People often voice concerns over the type-safety or performance or flexibility of the preprocessor, arguing that since those all leave something to be desired, the preprocessor should be replaced. I’d like to make a few comments on those points.

First, and perhaps controversially, the preprocessor is type-safe; it just isn’t the same type system that C and C++ use. The syntactic elements that make up the preprocessor language like parentheses, commas, whitespace, hash signs and alphanumeric characters have their own unique types, and can only be used in contexts where those types are expected. You’ll receive an error if your preprocessor program tries to token-paste parentheses, or end function-like macro invocations with whitespace instead of parentheses, or skip commas in macro arguments when they’re expected. It’s important that people stop thinking of the preprocessor as “the thing that turns BIG_ALL_CAPS_CONSTANTS into C code”; the preprocessor it’s its own distinct language, and its purely by coincidence and some nudging by people involved in the early days of C 50 years ago that it happens to have its language interpreter run during the C compilation process.

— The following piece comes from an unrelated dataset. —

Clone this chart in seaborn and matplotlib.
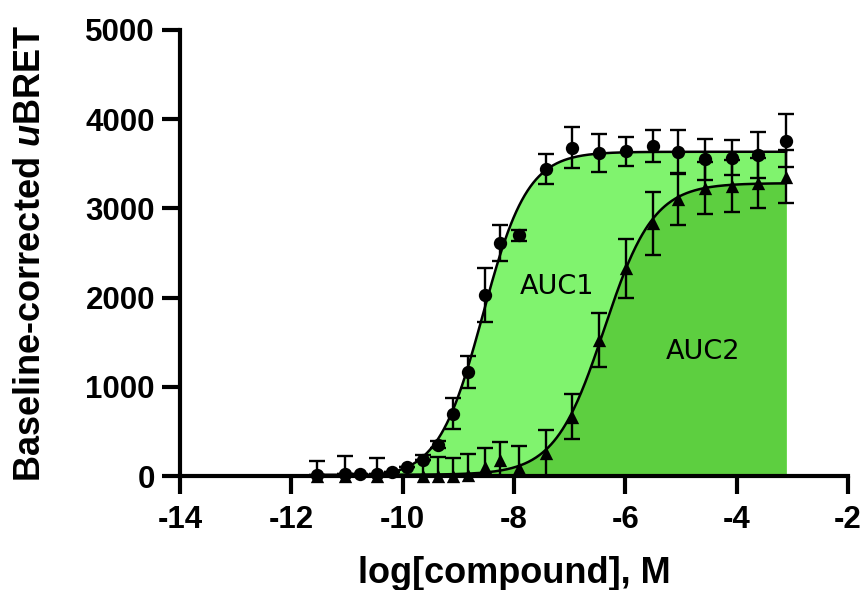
import numpy as np
import pandas as pd
import matplotlib
matplotlib.use("Agg")
import matplotlib.pyplot as plt
import seaborn as sns

# log[compound] (M) vs baseline-corrected uBRET
circle_x = [-11.54, -11.04, -10.77, -10.47, -10.20, -9.93, -9.64, -9.36, -9.09, -8.82,
            -8.52, -8.26, -7.91, -7.43, -6.95, -6.47, -5.99, -5.51, -5.05, -4.57,
            -4.09, -3.61, -3.11]
circle_y = [15, 25, 20, 20, 48, 105, 180, 350, 700, 1170,
            2030, 2610, 2700, 3440, 3680, 3620, 3640, 3700, 3635, 3550,
            3570, 3600, 3760]
circle_err = [0, 0, 0, 0, 0, 0, 0, 40, 170, 178,
              300, 200, 60, 170, 230, 210, 160, 180, 240, 230,
              200, 260, 300]

tri_x = [-11.54, -11.04, -10.47, -9.64, -9.36, -9.09, -8.82, -8.52, -8.26, -7.91,
         -7.43, -6.95, -6.47, -5.99, -5.51, -5.05, -4.57, -4.09, -3.61, -3.11]
tri_y = [5, 5, 5, 0, 0, 0, 10, 105, 180, 90,
         255, 665, 1525, 2330, 2833, 3100, 3225, 3250, 3280, 3355]
tri_err = [160, 220, 200, 230, 215, 200, 240, 210, 205, 250,
           260, 250, 300, 330, 350, 290, 290, 290, 280, 300]

x_ticks = [-14, -12, -10, -8, -6, -4, -2]
y_ticks = [0, 1000, 2000, 3000, 4000, 5000]

LIGHT = "#80F36E"
DARK = "#5DCF40"


def fit_4pl(x, y):
    """Least-squares 4-parameter logistic fit (grid over EC50/hill, linear in bottom/top)."""
    x = np.asarray(x, float)
    y = np.asarray(y, float)
    logec = np.arange(-12, -3, 0.02)
    hill = np.arange(0.3, 3.0, 0.02)
    L, H = np.meshgrid(logec, hill, indexing="ij")
    f = 1.0 / (1.0 + 10 ** ((L[..., None] - x) * H[..., None]))
    g = 1.0 - f
    a11 = (g * g).sum(-1)
    a12 = (g * f).sum(-1)
    a22 = (f * f).sum(-1)
    r1 = (g * y).sum(-1)
    r2 = (f * y).sum(-1)
    det = a11 * a22 - a12 ** 2
    b = (a22 * r1 - a12 * r2) / det
    t = (a11 * r2 - a12 * r1) / det
    sse = ((b[..., None] * g + t[..., None] * f - y) ** 2).sum(-1)
    i = np.unravel_index(np.nanargmin(sse), sse.shape)
    return b[i], t[i], L[i], H[i]


def curve(params, xs):
    b, t, ec, h = params
    return b + (t - b) / (1 + 10 ** ((ec - xs) * h))


sns.set_theme(style="ticks")
plt.rcParams.update({
    "font.family": "Liberation Sans",
    "font.weight": "bold",
    "text.color": "black",
    "mathtext.fontset": "custom",
    "mathtext.rm": "Liberation Sans:bold",
    "mathtext.bf": "Liberation Sans:bold",
    "mathtext.it": "Liberation Sans:italic:bold",
})

fig = plt.figure(figsize=(8.62, 5.90), dpi=100)
ax = fig.add_axes([0.2088, 0.1932, 0.7750, 0.7560])

xs_c = np.linspace(min(circle_x), max(circle_x), 500)
xs_t = np.linspace(min(tri_x), max(tri_x), 500)
fit_c = curve(fit_4pl(circle_x, circle_y), xs_c)
fit_t = curve(fit_4pl(tri_x, tri_y), xs_t)
curves = pd.concat([
    pd.DataFrame({"x": xs_c, "y": fit_c, "series": "circle"}),
    pd.DataFrame({"x": xs_t, "y": fit_t, "series": "triangle"}),
])

ax.fill_between(xs_c, 0, fit_c, color=LIGHT, lw=0, zorder=1)
ax.fill_between(xs_t, 0, fit_t, color=DARK, lw=0, zorder=2)

sns.lineplot(data=curves, x="x", y="y", units="series", estimator=None,
             color="black", lw=1.8, ax=ax, zorder=3)

ax.errorbar(circle_x, circle_y, yerr=circle_err, fmt="none", ecolor="black",
            elinewidth=1.7, capsize=5.5, capthick=1.7, zorder=4)
ax.errorbar(tri_x, tri_y, yerr=tri_err, fmt="none", ecolor="black",
            elinewidth=1.7, capsize=5.5, capthick=1.7, zorder=4)

sns.scatterplot(x=circle_x, y=circle_y, marker="o", s=92, color="black",
                edgecolor="black", linewidth=0, ax=ax, zorder=5)
sns.scatterplot(x=tri_x, y=tri_y, marker="^", s=92, color="black",
                edgecolor="black", linewidth=0, ax=ax, zorder=5)
for coll in ax.collections[-2:]:
    coll.set_clip_on(False)

ax.text(-7.23, 2120, "AUC1", fontsize=19.5, fontweight="normal", color="black",
        family="DejaVu Sans", ha="center", va="center", zorder=6)
ax.text(-4.61, 1390, "AUC2", fontsize=19.5, fontweight="normal", color="black",
        family="DejaVu Sans", ha="center", va="center", zorder=6)

ax.set_xlim(-14, -2)
ax.set_ylim(0, 5000)
ax.set_xticks(x_ticks)
ax.set_yticks(y_ticks)
ax.set_xticklabels([str(v) for v in x_ticks])
ax.set_yticklabels([str(v) for v in y_ticks])
sns.despine(ax=ax)
for side in ("left", "bottom"):
    ax.spines[side].set_linewidth(3)
    ax.spines[side].set_color("black")
    ax.spines[side].set_zorder(7)
ax.tick_params(axis="both", length=13, width=3, color="black",
               labelsize=22.5, labelcolor="black")
ax.tick_params(axis="x", pad=8)
ax.tick_params(axis="y", pad=5)
for lab in ax.get_xticklabels() + ax.get_yticklabels():
    lab.set_fontweight("bold")

ax.set_xlabel("log[compound], M", fontsize=26, fontweight="bold", color="black")
ax.set_ylabel(r"Baseline-corrected $\mathit{u}$BRET", fontsize=26,
              fontweight="bold", color="black")
ax.xaxis.set_label_coords(0.5, -0.18)
ax.yaxis.set_label_coords(-0.197, 0.5)

fig.savefig("out.png", dpi=100)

As far as performance goes, the implementations used by the big three compilers are horrific in terms of memory usage (reaching tens of gigabytes in larger preprocessor programs, nothing ever gets freed) and processing speed (exponential algorithms galore). Clang’s preprocessor still isn’t fully standard-compliant even today. Heck, it took until 2020 for MSVC to get the /Zc:preprocessor flag to enable correct functionality. Twenty years after the last major addition! There’s a lot to be desired with the tools we use, even taking into account the complex macro expansion rules that some faster preprocessors (see: Warp) break to trade functionality for speed. It could be argued that any language that takes that long to get correct (let alone performant) implementations built is worth replacing to get rid of that complexity alone, but it’s worth keeping in mind that what we’re working with today could be much, much better than it is.

Lastly, the crappiness of the preprocessor as a general-purpose code generation language is greatly exaggerated, mostly because it isn’t Turing-complete. Yes, there’s no such thing as direct recursion with macros. But, there is such thing as indirect recursion, where each scan applied by the preprocessor can evaluate a macro again even if it was just evaluated. So, if you can set up a chain of macros that is capable of applying some huge number or scans (2^32, 2^64, whatever), even if that number is finite, it’s enough to do any conceivable code generation task. https://github.com/rofl0r/order-pp/blob/master/doc/notes.txt is the poster child of where that idea gets you; a functional programming language built on the preprocessor that can output any sequence of preprocessing tokens, with high-level language features like closures, lexical scoping, first-class functions, arbitrary precision arithmetic, eval, call/cc, etc.

The preprocessor is still the most powerful metaprogramming and language extension tool available in C++, since it’s the only tool we have to just.. generate code. No necessary reliance on compiler optimization to translate our recursive pattern-matching sfinae’d templates and constexpr functions into the code we expect. Just plain, simple text. I think that’s beautiful, and it’s not something that’s easy to replace.

tl;dr: Yes

Despite the author clearly disliking the preprocessor, for justified reasons, most of the article is about how essential it still is.